— Бездельник, — возразил астролог, — не отвлекай скромного ученого от его высоких занятий. К тому же если бы даже я и пожелал согласиться с тобой, то я все равно не мог бы опустить головы, потому что у меня затекла шея.
Сын стекольщика прислонил к его глазам руку и сказал, смеясь:
— Вот вам ясное доказательство моих слов, — и другой рукой с силой дернул его за бороду.
— Парабола! — закричал старик. — Ты заставил меня упустить нисхождение!
— Я прошу прощения за мой дерзкий поступок, — отвечал сын стекольщика, — но взгляните на меня. Видите вы что-нибудь?
— Я ничего не вижу, — возразил астролог с спокойствием, — но не сомневаюсь, что мог бы увидеть тебя по уговору.
Вокруг них собралась толпа.
— Астролог Лангшнейдериус, по-видимому, сошел с ума, — сказал один бюргер другому и выпучил глаза на астролога, — он стоит посреди улицы и разговаривает сам с собой двумя голосами.
— Астролог Лангшнейдериус, по-видимому, сошел с ума, — сказал второй бюргер третьему и также выпучил глаза на астролога, — в его руках шляпа и палка, одежда наброшена на плечо, и он говорит сам с собой двумя голосами.

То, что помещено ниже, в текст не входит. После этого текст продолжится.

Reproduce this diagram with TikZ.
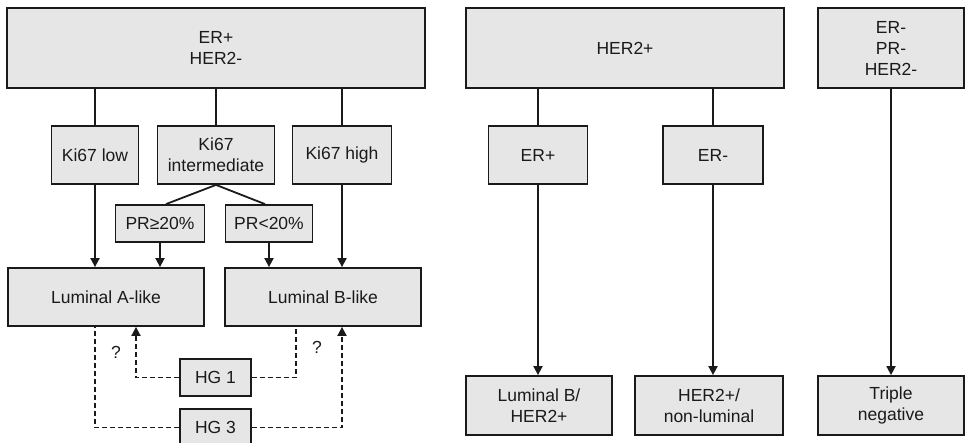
\documentclass[tikz,border=0pt]{standalone}
\usepackage{fontspec}
\setmainfont{Liberation Sans}
\usetikzlibrary{arrows.meta}
\definecolor{boxfill}{HTML}{E6E6E6}
\definecolor{ink}{HTML}{1A1A1A}
\begin{document}
\begin{tikzpicture}[x=1pt,y=-1pt,
  box/.style={draw=ink, fill=boxfill, line width=1.8pt, rectangle, inner sep=0pt,
    align=center, text=ink, font=\fontsize{17.5}{21}\selectfont},
  conn/.style={draw=ink, line width=1.8pt},
  arr/.style={conn, -{Triangle[length=9pt,width=9pt]}},
  dsh/.style={conn, dash pattern=on 5pt off 3pt},
  qlabel/.style={text=ink, font=\fontsize{17.5}{21}\selectfont, inner sep=0pt}]
\useasboundingbox (0,0) rectangle (965,443);
% top row
\node[box, minimum width=418, minimum height=80] (er) at (216,48) {ER+\\HER2-};
\node[box, minimum width=318, minimum height=80] (her) at (625,48) {HER2+};
\node[box, minimum width=146, minimum height=80] (tnt) at (891,48) {ER-\\PR-\\HER2-};
% Ki67 row
\node[box, minimum width=87, minimum height=58] (k1) at (95,155) {Ki67 low};
\node[box, minimum width=117, minimum height=58] (k2) at (216,155) {Ki67\\intermediate};
\node[box, minimum width=99, minimum height=58] (k3) at (342,155) {Ki67 high};
\node[box, minimum width=99, minimum height=58] (erp) at (538,155) {ER+};
\node[box, minimum width=100, minimum height=58] (erm) at (713,155) {ER-};
% PR row
\node[box, minimum width=89, minimum height=37] (pr1) at (160,223.5) {PR≥20\%};
\node[box, minimum width=87, minimum height=37] (pr2) at (269,223.5) {PR<20\%};
% luminal row
\node[box, minimum width=196, minimum height=58] (la) at (106,297) {Luminal A-like};
\node[box, minimum width=196, minimum height=58] (lb) at (323,297) {Luminal B-like};
% HG
\node[box, minimum width=71, minimum height=37] (hg1) at (215.5,377.5) {HG 1};
\node[box, minimum width=71, minimum height=37] (hg3) at (215.5,427.5) {HG 3};
% bottom right
\node[box, minimum width=146, minimum height=59] (lbh) at (539,405.5) {Luminal B/\\HER2+};
\node[box, minimum width=148, minimum height=59] (hnl) at (709,405.5) {HER2+/\\non-luminal};
\node[box, minimum width=146, minimum height=59] (tn) at (891,405.5) {Triple\\negative};
% question marks
\node[qlabel] (q1) at (116,352) {?};
\node[qlabel] (q2) at (317,347) {?};
% connectors left panel
\draw[conn] (k1 |- er.south) -- (k1.north);
\draw[conn] (k2 |- er.south) -- (k2.north);
\draw[conn] (k3 |- er.south) -- (k3.north);
\draw[conn] (k2.south) -- ([xshift=6pt]pr1.north);
\draw[conn] (k2.south) -- ([xshift=-4pt]pr2.north);
\draw[arr] (k1.south) -- (k1 |- la.north);
\draw[arr] (pr1.south) -- (pr1 |- la.north);
\draw[arr] (pr2.south) -- (pr2 |- lb.north);
\draw[arr] (k3.south) -- (k3 |- lb.north);
% dashed
\draw[dsh, -{Triangle[length=9pt,width=9pt]}] (hg1.west) -| ([xshift=30pt]la.south);
\draw[dsh] (hg1.east) -| ([xshift=-27pt]lb.south);
\draw[dsh] (hg3.west) -| (k1 |- la.south);
\draw[dsh, -{Triangle[length=9pt,width=9pt]}] (hg3.east) -| (k3 |- lb.south);
% right panels
\draw[conn] (erp |- her.south) -- (erp.north);
\draw[conn] (erm |- her.south) -- (erm.north);
\draw[arr] (erp.south) -- (erp |- lbh.north);
\draw[arr] (erm.south) -- (erm |- hnl.north);
\draw[arr] (tnt.south) -- (tnt |- tn.north);
\end{tikzpicture}
\end{document}
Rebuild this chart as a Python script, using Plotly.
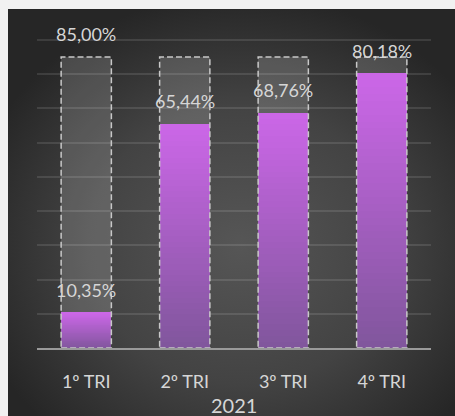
import base64
import plotly.graph_objects as go

# Quarterly results vs. target, 2021
categories = ["1º TRI", "2º TRI", "3º TRI", "4º TRI"]
target = [85.00, 85.00, 85.00, 85.00]
actual = [10.35, 65.44, 68.76, 80.18]
year_label = "2021"

FONT = "Lato"
TEXT_COLOR = "#d6d6d6"
BAR_WIDTH = 0.51
N_SLICES = 40
TOP_RGB = (0xCC, 0x67, 0xE8)
BOTTOM_RGB = (0x80, 0x56, 0x9C)

W, H = 455, 416
ML, MR, MT, MB = 37, 24, 36, 68
PW, PH = W - ML - MR, H - MT - MB
# 90 % sits 308 px above the baseline; leave a little headroom so the top gridline shows
Y_MAX = 90 * PH / 308


def fmt(v):
    return f"{v:.2f}".replace(".", ",") + "%"


def mix(t):
    r, g, b = (round(BOTTOM_RGB[i] + (TOP_RGB[i] - BOTTOM_RGB[i]) * t) for i in range(3))
    return f"rgb({r},{g},{b})"


xs = list(range(len(categories)))
fig = go.Figure()

# target bars (grey fill)
fig.add_trace(go.Bar(
    x=xs, y=target, width=BAR_WIDTH,
    marker=dict(color="rgba(255,255,255,0.16)", line=dict(width=0)),
    name="Meta", hoverinfo="skip",
))

# actual bars, filled with a vertical gradient built from stacked slices
for k in range(N_SLICES):
    t = (k + 0.5) / N_SLICES
    fig.add_trace(go.Bar(
        x=xs,
        y=[v / N_SLICES * 1.02 for v in actual],
        base=[v * k / N_SLICES for v in actual],
        width=BAR_WIDTH,
        marker=dict(color=mix(t), line=dict(width=0)),
        showlegend=False, hoverinfo="skip",
    ))

# dashed outline of each target bar
shapes = []
for i, tv in zip(xs, target):
    shapes.append(dict(
        type="rect", xref="x", yref="y",
        x0=i - BAR_WIDTH / 2, x1=i + BAR_WIDTH / 2, y0=0, y1=tv,
        line=dict(color="#c8c8c8", width=1.5, dash="6px,3px"),
        fillcolor="rgba(0,0,0,0)", layer="above",
    ))

# value labels
annotations = []
annotations.append(dict(
    x=xs[0], y=target[0], xref="x", yref="y", text=fmt(target[0]),
    showarrow=False, yanchor="middle", yshift=23,
    font=dict(family=FONT, size=18, color=TEXT_COLOR),
))
for i, v in zip(xs, actual):
    annotations.append(dict(
        x=i, y=v, xref="x", yref="y", text=fmt(v),
        showarrow=False, yanchor="middle", yshift=23,
        font=dict(family=FONT, size=18, color=TEXT_COLOR),
    ))
annotations.append(dict(
    x=0.5, y=(PH - (405 - MT)) / PH, xref="paper", yref="paper",
    text=year_label, showarrow=False, yanchor="middle", xanchor="center",
    font=dict(family=FONT, size=20, color=TEXT_COLOR),
))

# dark panel with radial shading behind the chart
svg = (
    '<svg xmlns="http://www.w3.org/2000/svg" width="447" height="407" '
    'viewBox="0 0 447 407" preserveAspectRatio="none"><defs>'
    '<radialGradient id="g" cx="0.52" cy="0.58" r="0.62">'
    '<stop offset="0" stop-color="#565656"/>'
    '<stop offset="0.55" stop-color="#434343"/>'
    '<stop offset="1" stop-color="#262626"/>'
    '</radialGradient></defs>'
    '<rect width="447" height="407" fill="url(#g)"/></svg>'
)
src = "data:image/svg+xml;base64," + base64.b64encode(svg.encode()).decode()
panel_x0, panel_y0 = 8, 9
images = [dict(
    source=src, xref="paper", yref="paper",
    x=(panel_x0 - ML) / PW, y=(H - MB - panel_y0) / PH,
    sizex=(W - panel_x0) / PW, sizey=(H - panel_y0) / PH,
    xanchor="left", yanchor="top", sizing="stretch", layer="below",
)]

fig.update_layout(
    width=W, height=H,
    margin=dict(l=ML, r=MR, t=MT, b=MB, pad=0),
    paper_bgcolor="#f1f1f1",
    plot_bgcolor="rgba(0,0,0,0)",
    barmode="overlay",
    bargap=0,
    showlegend=False,
    shapes=shapes,
    annotations=annotations,
    images=images,
    xaxis=dict(
        range=[-0.5, 3.5], tickvals=xs, ticktext=categories,
        showgrid=False, zeroline=False,
        showline=True, linecolor="#9a9a9a", linewidth=2,
        ticks="", ticklabelstandoff=16,
        tickfont=dict(family=FONT, size=18, color=TEXT_COLOR),
        fixedrange=True,
    ),
    yaxis=dict(
        range=[0, Y_MAX], tickvals=list(range(10, 100, 10)), showticklabels=False,
        showgrid=True, gridcolor="rgba(255,255,255,0.11)", gridwidth=1.5,
        zeroline=False, fixedrange=True,
    ),
)

fig.write_html("out.html", config=dict(displayModeBar=False))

Но в это время виновники странного приключения последовали далее по геттингенским улицам.
4
— Ты очень напоминаешь мне, — начал старик, когда они добрались до его дома и уселись в кресла, — одного из учеников знаменитого арабского философа и врача Авиценны.
— В этом нет ничего удивительного, — сказал сын стекольщика, — потому что я, в сущности говоря, и есть ученик Авиценны.
— Давно ли ты оставил своего благородного учителя? — волнуясь продолжал старик.
— Недавно, — отвечал странник с некоторым сожаленьем в голосе, — недавно, всего лишь года два тому назад.
— Года два тому назад? — переспросил с изумлением астролог. — Ты, без сомнения, врешь, потому что Авиценна вот уже триста лет как умер.
— Прежде чем продолжать этот разговор, — сказал странник, — будьте так добры повернуться ко мне лицом. Несмотря на то что я оказал вам почтение, которое питаю ко всем дряхлым людям, вы сели ко мне задом и разговариваете не со мной, а со своим ночным горшком.
Странник, отвечал астролог и на этот раз действительно повернулся к нему спиной, — тебе должно быть известно, что зрение у астрологов вообще не отличается остротой. Кроме того, тебе, как ученику Авиценны, ведомы многие тайны нашей священной науки. Твое исчезновение есть, конечно, прямое следствие занятий магией и астрологией.
— Не совсем, — отвечал сын стекольщика, делаясь вдруг необыкновенно мрачным, — не совсем. Мое исчезновение есть прямое следствие сильной любви моего отца к своему ремеслу.
— Непонятно, — сказал старик, — значит, твоему отцу были известны эти тайны.
— Мой отец, — начал сын стекольщика, — был стекольщик. А моя мать, дорогой астролог, была пугливая женщина. Отец так любил свое ремесло, что каждую неделю высаживал все окна в нашем маленьком доме исключительно для того, чтобы вставить новые стекла, а что касается будущего ребенка, то не хотел иметь никакого другого, кроме как в совершенстве похожего на свое ремесло. Не знаю, как это случилось, но я родился, увы, совершенно прозрачным. Это обстоятельство однажды заставило моего отца вставить меня в раму. По счастливой случайности эта рама находилась в комнате доктора Иоганна Фауста, и я познакомился со знаменитым ученым, который руководил мною во время всей моей дальнейшей жизни. Так что вы грубо ошиблись, приняв меня за ученика Авиценны. Мой учитель — Фауст.
— Фауст? — сказал старик. — Не помню.
— И он, полюбив меня, сделал своим помощником по изучению тайн философского камня. Но не философскому камню отданы теперь все мои желания и силы. Я ищу другое.
— Что же ты ищешь?
— Самого себя.
— Самого себя? — повторил старик. — Но как же ты потерял себя и с какой целью теперь ты себя ищешь?
— Я ищу себя, — отвечал странник, — для того, чтобы стать худым или толстым, высоким или низким, чтобы жениться, поступить на службу, зажить наконец как человек.
— Стало быть, ты не знаешь даже, худ ты или толст, высок или мал, стар пли молод. Ты не знаешь даже, есть ли у тебя голова на плечах?
— Не знаю.
— Не может быть!
— Да, ей-богу, не знаю, — отвечал сын стекольщика и заплакал.